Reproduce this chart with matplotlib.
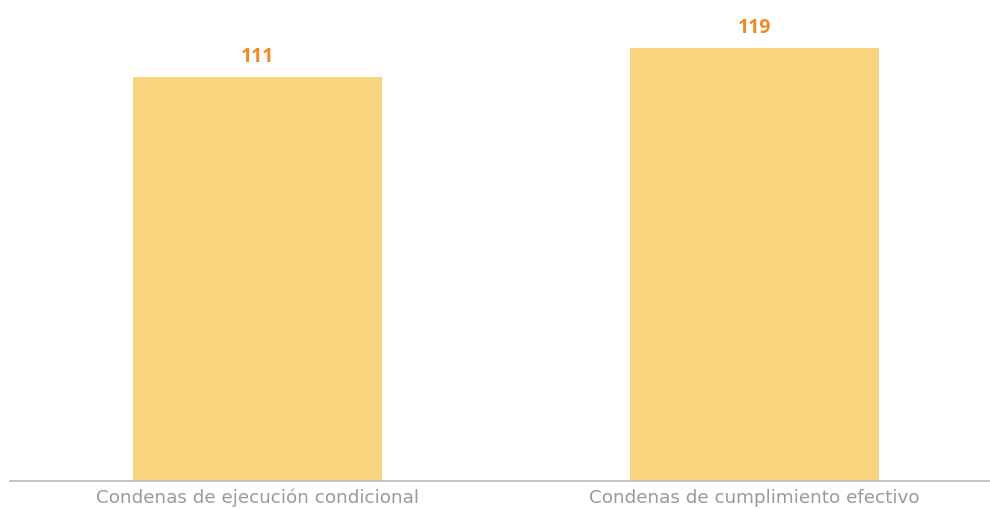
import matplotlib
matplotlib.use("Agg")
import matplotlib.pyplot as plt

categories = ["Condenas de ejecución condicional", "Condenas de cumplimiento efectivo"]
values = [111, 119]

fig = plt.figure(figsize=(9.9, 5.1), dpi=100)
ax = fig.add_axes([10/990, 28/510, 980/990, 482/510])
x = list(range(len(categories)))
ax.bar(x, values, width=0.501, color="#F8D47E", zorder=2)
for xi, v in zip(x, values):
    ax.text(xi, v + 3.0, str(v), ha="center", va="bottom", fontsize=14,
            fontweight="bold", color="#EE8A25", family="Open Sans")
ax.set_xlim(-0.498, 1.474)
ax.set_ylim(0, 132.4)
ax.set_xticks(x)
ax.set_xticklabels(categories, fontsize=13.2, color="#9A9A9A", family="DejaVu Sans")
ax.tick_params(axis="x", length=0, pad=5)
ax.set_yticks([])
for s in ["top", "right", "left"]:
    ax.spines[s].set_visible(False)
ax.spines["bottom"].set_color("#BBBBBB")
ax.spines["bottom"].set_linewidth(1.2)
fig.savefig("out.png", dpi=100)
━━━━━━━━━━━━━━━━
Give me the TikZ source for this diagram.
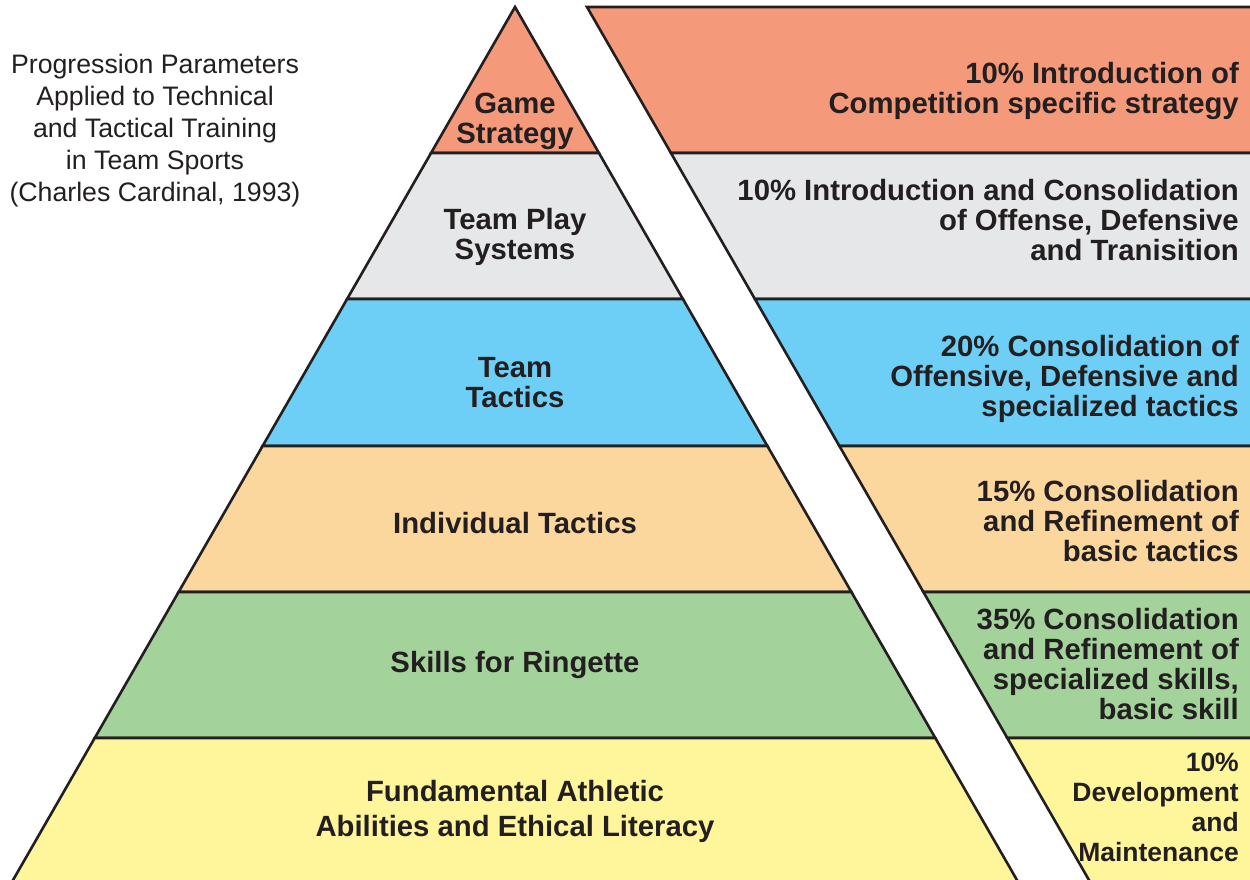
━━━━━━━━━━━━━━━━
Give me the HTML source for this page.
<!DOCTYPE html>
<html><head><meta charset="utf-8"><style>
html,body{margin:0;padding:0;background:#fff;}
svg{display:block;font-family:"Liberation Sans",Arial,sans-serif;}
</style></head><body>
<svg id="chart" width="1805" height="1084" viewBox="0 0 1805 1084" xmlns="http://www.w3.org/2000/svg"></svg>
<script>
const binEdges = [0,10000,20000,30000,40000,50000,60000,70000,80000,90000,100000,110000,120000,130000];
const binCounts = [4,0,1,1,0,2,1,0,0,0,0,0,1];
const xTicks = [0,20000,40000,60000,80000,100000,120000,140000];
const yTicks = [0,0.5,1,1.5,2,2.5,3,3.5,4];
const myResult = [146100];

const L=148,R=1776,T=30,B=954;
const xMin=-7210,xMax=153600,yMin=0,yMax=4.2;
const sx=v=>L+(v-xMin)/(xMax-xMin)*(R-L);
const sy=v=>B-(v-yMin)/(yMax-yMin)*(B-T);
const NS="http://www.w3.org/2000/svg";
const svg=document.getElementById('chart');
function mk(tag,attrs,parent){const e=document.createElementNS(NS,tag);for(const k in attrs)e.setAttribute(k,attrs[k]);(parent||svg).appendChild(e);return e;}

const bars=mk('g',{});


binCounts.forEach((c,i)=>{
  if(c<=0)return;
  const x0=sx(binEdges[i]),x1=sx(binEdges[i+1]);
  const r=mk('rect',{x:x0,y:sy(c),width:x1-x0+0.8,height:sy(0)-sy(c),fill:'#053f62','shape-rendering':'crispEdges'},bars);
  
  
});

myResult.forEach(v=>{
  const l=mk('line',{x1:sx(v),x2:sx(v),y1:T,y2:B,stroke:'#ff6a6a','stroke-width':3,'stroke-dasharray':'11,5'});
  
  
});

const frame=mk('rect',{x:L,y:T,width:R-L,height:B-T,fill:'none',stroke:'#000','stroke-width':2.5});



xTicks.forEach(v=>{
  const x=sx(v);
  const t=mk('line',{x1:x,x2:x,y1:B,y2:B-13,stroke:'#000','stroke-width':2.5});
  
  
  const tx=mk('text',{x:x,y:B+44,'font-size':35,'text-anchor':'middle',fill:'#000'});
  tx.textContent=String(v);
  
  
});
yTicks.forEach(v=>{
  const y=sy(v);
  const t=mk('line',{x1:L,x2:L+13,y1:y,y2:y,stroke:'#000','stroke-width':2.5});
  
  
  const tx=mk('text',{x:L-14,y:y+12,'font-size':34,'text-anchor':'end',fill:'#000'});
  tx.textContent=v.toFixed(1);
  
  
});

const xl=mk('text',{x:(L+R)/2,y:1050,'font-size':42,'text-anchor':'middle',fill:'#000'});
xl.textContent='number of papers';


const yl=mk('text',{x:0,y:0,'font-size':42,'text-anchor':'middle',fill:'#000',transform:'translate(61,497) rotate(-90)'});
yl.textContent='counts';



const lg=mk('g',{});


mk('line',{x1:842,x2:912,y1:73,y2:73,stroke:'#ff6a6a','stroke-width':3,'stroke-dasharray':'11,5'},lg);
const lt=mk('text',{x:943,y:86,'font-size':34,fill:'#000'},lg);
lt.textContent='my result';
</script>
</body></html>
━━━━━━━━━━━━━━━━
Short task: In the listing, how many lines hold "this"? Answer with a bare number.

Exercise answer: 3